§ Written exercise
Extract the whole listing as it stands. Do not include the pictures.
# Data extract start
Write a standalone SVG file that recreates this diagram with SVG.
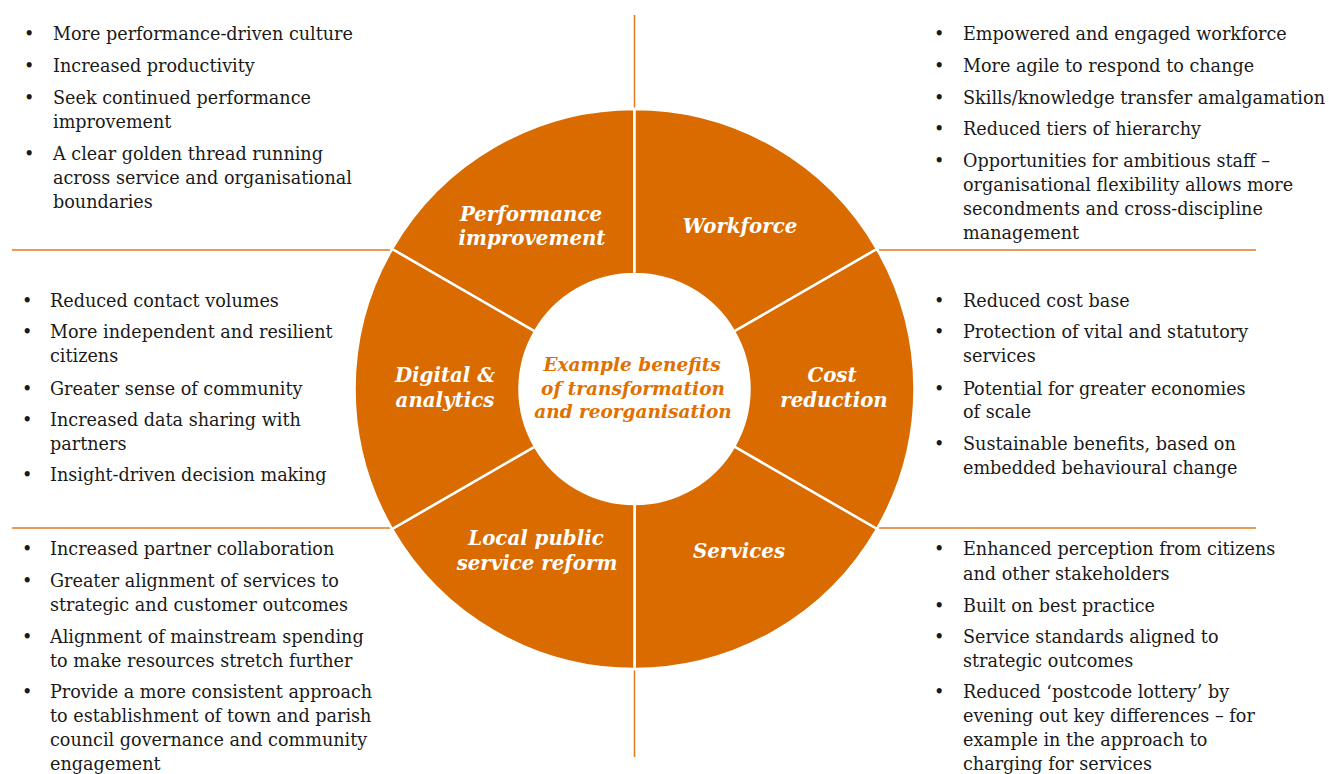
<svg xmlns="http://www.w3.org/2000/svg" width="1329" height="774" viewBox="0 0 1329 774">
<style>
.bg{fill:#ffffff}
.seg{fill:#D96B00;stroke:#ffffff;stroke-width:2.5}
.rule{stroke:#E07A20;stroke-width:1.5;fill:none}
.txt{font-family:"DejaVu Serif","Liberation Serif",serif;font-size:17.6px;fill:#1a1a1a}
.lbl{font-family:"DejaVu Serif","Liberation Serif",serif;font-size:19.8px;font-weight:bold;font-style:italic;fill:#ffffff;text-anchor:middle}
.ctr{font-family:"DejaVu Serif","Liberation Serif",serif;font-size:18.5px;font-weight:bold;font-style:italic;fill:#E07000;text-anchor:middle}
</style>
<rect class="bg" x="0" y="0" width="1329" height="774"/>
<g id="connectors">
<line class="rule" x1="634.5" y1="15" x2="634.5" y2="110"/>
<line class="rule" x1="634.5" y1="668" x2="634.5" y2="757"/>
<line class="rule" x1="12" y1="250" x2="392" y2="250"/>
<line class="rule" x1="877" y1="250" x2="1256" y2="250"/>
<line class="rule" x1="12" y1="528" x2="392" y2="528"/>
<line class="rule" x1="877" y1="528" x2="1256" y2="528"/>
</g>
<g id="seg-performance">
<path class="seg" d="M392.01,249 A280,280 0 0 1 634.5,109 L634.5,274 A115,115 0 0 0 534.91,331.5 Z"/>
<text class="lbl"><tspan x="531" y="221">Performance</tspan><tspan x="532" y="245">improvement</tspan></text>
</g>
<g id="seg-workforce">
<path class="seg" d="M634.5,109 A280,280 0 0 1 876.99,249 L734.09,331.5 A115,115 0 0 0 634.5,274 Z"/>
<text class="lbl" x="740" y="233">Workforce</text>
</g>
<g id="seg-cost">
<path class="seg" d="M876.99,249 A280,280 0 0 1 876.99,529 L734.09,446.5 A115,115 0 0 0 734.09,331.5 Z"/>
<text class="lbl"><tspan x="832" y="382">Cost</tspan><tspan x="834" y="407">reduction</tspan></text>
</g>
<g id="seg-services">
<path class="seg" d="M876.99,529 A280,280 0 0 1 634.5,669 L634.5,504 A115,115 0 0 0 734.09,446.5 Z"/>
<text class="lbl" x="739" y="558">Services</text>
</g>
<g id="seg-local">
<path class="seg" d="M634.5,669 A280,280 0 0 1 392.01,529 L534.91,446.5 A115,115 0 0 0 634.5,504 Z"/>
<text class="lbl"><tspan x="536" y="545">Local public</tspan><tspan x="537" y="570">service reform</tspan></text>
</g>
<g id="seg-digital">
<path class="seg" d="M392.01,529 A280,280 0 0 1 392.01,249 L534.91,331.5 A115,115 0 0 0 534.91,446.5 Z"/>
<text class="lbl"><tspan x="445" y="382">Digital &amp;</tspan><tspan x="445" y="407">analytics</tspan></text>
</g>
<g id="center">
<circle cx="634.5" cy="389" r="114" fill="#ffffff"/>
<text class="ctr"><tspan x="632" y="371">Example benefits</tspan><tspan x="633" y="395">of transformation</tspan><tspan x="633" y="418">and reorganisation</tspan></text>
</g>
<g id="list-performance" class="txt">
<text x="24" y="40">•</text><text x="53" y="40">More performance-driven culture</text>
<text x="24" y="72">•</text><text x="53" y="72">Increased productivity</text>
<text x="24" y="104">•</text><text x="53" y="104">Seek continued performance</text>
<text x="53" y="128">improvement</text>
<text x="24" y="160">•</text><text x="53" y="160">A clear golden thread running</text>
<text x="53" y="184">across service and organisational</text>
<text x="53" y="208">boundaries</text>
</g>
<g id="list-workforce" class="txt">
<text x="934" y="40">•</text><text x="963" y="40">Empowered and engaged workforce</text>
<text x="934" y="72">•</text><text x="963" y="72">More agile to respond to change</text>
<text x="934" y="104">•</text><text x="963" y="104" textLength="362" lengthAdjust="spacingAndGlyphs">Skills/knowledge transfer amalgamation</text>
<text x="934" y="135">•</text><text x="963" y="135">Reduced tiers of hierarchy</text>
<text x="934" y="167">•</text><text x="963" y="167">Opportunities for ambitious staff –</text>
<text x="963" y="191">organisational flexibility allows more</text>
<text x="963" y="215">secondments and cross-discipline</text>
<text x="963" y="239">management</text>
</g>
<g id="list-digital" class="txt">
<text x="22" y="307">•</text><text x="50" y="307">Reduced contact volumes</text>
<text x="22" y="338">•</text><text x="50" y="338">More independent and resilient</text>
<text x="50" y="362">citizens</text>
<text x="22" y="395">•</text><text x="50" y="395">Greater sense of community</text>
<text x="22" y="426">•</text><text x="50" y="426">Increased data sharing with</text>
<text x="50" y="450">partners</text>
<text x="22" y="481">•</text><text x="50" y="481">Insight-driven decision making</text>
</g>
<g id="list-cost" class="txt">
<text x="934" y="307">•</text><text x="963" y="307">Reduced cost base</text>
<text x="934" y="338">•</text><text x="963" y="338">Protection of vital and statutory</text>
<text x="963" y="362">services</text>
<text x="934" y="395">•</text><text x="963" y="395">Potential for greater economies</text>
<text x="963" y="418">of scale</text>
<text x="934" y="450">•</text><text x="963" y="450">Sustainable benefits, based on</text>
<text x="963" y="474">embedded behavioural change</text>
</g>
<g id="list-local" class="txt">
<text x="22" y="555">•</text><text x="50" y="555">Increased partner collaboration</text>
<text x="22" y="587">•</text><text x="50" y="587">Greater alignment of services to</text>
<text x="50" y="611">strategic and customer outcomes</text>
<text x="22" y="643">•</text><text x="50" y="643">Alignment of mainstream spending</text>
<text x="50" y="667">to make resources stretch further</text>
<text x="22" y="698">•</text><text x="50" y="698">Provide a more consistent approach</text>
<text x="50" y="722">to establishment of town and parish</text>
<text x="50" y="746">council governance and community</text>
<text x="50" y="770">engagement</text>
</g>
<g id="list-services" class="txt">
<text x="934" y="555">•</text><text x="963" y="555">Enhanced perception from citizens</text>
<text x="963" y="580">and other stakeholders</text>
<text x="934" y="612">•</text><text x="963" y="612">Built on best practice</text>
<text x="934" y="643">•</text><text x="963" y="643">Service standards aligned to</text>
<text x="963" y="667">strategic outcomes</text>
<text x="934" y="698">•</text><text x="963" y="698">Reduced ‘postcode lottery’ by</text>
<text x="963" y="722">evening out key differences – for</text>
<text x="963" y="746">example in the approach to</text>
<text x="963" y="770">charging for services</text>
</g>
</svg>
# Data extract end
§ Answer to this problem
Write a standalone SVG file that recreates this diagram with SVG.
<svg xmlns="http://www.w3.org/2000/svg" width="1329" height="774" viewBox="0 0 1329 774">
<style>
.bg{fill:#ffffff}
.seg{fill:#D96B00;stroke:#ffffff;stroke-width:2.5}
.rule{stroke:#E07A20;stroke-width:1.5;fill:none}
.txt{font-family:"DejaVu Serif","Liberation Serif",serif;font-size:17.6px;fill:#1a1a1a}
.lbl{font-family:"DejaVu Serif","Liberation Serif",serif;font-size:19.8px;font-weight:bold;font-style:italic;fill:#ffffff;text-anchor:middle}
.ctr{font-family:"DejaVu Serif","Liberation Serif",serif;font-size:18.5px;font-weight:bold;font-style:italic;fill:#E07000;text-anchor:middle}
</style>
<rect class="bg" x="0" y="0" width="1329" height="774"/>
<g id="connectors">
<line class="rule" x1="634.5" y1="15" x2="634.5" y2="110"/>
<line class="rule" x1="634.5" y1="668" x2="634.5" y2="757"/>
<line class="rule" x1="12" y1="250" x2="392" y2="250"/>
<line class="rule" x1="877" y1="250" x2="1256" y2="250"/>
<line class="rule" x1="12" y1="528" x2="392" y2="528"/>
<line class="rule" x1="877" y1="528" x2="1256" y2="528"/>
</g>
<g id="seg-performance">
<path class="seg" d="M392.01,249 A280,280 0 0 1 634.5,109 L634.5,274 A115,115 0 0 0 534.91,331.5 Z"/>
<text class="lbl"><tspan x="531" y="221">Performance</tspan><tspan x="532" y="245">improvement</tspan></text>
</g>
<g id="seg-workforce">
<path class="seg" d="M634.5,109 A280,280 0 0 1 876.99,249 L734.09,331.5 A115,115 0 0 0 634.5,274 Z"/>
<text class="lbl" x="740" y="233">Workforce</text>
</g>
<g id="seg-cost">
<path class="seg" d="M876.99,249 A280,280 0 0 1 876.99,529 L734.09,446.5 A115,115 0 0 0 734.09,331.5 Z"/>
<text class="lbl"><tspan x="832" y="382">Cost</tspan><tspan x="834" y="407">reduction</tspan></text>
</g>
<g id="seg-services">
<path class="seg" d="M876.99,529 A280,280 0 0 1 634.5,669 L634.5,504 A115,115 0 0 0 734.09,446.5 Z"/>
<text class="lbl" x="739" y="558">Services</text>
</g>
<g id="seg-local">
<path class="seg" d="M634.5,669 A280,280 0 0 1 392.01,529 L534.91,446.5 A115,115 0 0 0 634.5,504 Z"/>
<text class="lbl"><tspan x="536" y="545">Local public</tspan><tspan x="537" y="570">service reform</tspan></text>
</g>
<g id="seg-digital">
<path class="seg" d="M392.01,529 A280,280 0 0 1 392.01,249 L534.91,331.5 A115,115 0 0 0 534.91,446.5 Z"/>
<text class="lbl"><tspan x="445" y="382">Digital &amp;</tspan><tspan x="445" y="407">analytics</tspan></text>
</g>
<g id="center">
<circle cx="634.5" cy="389" r="114" fill="#ffffff"/>
<text class="ctr"><tspan x="632" y="371">Example benefits</tspan><tspan x="633" y="395">of transformation</tspan><tspan x="633" y="418">and reorganisation</tspan></text>
</g>
<g id="list-performance" class="txt">
<text x="24" y="40">•</text><text x="53" y="40">More performance-driven culture</text>
<text x="24" y="72">•</text><text x="53" y="72">Increased productivity</text>
<text x="24" y="104">•</text><text x="53" y="104">Seek continued performance</text>
<text x="53" y="128">improvement</text>
<text x="24" y="160">•</text><text x="53" y="160">A clear golden thread running</text>
<text x="53" y="184">across service and organisational</text>
<text x="53" y="208">boundaries</text>
</g>
<g id="list-workforce" class="txt">
<text x="934" y="40">•</text><text x="963" y="40">Empowered and engaged workforce</text>
<text x="934" y="72">•</text><text x="963" y="72">More agile to respond to change</text>
<text x="934" y="104">•</text><text x="963" y="104" textLength="362" lengthAdjust="spacingAndGlyphs">Skills/knowledge transfer amalgamation</text>
<text x="934" y="135">•</text><text x="963" y="135">Reduced tiers of hierarchy</text>
<text x="934" y="167">•</text><text x="963" y="167">Opportunities for ambitious staff –</text>
<text x="963" y="191">organisational flexibility allows more</text>
<text x="963" y="215">secondments and cross-discipline</text>
<text x="963" y="239">management</text>
</g>
<g id="list-digital" class="txt">
<text x="22" y="307">•</text><text x="50" y="307">Reduced contact volumes</text>
<text x="22" y="338">•</text><text x="50" y="338">More independent and resilient</text>
<text x="50" y="362">citizens</text>
<text x="22" y="395">•</text><text x="50" y="395">Greater sense of community</text>
<text x="22" y="426">•</text><text x="50" y="426">Increased data sharing with</text>
<text x="50" y="450">partners</text>
<text x="22" y="481">•</text><text x="50" y="481">Insight-driven decision making</text>
</g>
<g id="list-cost" class="txt">
<text x="934" y="307">•</text><text x="963" y="307">Reduced cost base</text>
<text x="934" y="338">•</text><text x="963" y="338">Protection of vital and statutory</text>
<text x="963" y="362">services</text>
<text x="934" y="395">•</text><text x="963" y="395">Potential for greater economies</text>
<text x="963" y="418">of scale</text>
<text x="934" y="450">•</text><text x="963" y="450">Sustainable benefits, based on</text>
<text x="963" y="474">embedded behavioural change</text>
</g>
<g id="list-local" class="txt">
<text x="22" y="555">•</text><text x="50" y="555">Increased partner collaboration</text>
<text x="22" y="587">•</text><text x="50" y="587">Greater alignment of services to</text>
<text x="50" y="611">strategic and customer outcomes</text>
<text x="22" y="643">•</text><text x="50" y="643">Alignment of mainstream spending</text>
<text x="50" y="667">to make resources stretch further</text>
<text x="22" y="698">•</text><text x="50" y="698">Provide a more consistent approach</text>
<text x="50" y="722">to establishment of town and parish</text>
<text x="50" y="746">council governance and community</text>
<text x="50" y="770">engagement</text>
</g>
<g id="list-services" class="txt">
<text x="934" y="555">•</text><text x="963" y="555">Enhanced perception from citizens</text>
<text x="963" y="580">and other stakeholders</text>
<text x="934" y="612">•</text><text x="963" y="612">Built on best practice</text>
<text x="934" y="643">•</text><text x="963" y="643">Service standards aligned to</text>
<text x="963" y="667">strategic outcomes</text>
<text x="934" y="698">•</text><text x="963" y="698">Reduced ‘postcode lottery’ by</text>
<text x="963" y="722">evening out key differences – for</text>
<text x="963" y="746">example in the approach to</text>
<text x="963" y="770">charging for services</text>
</g>
</svg>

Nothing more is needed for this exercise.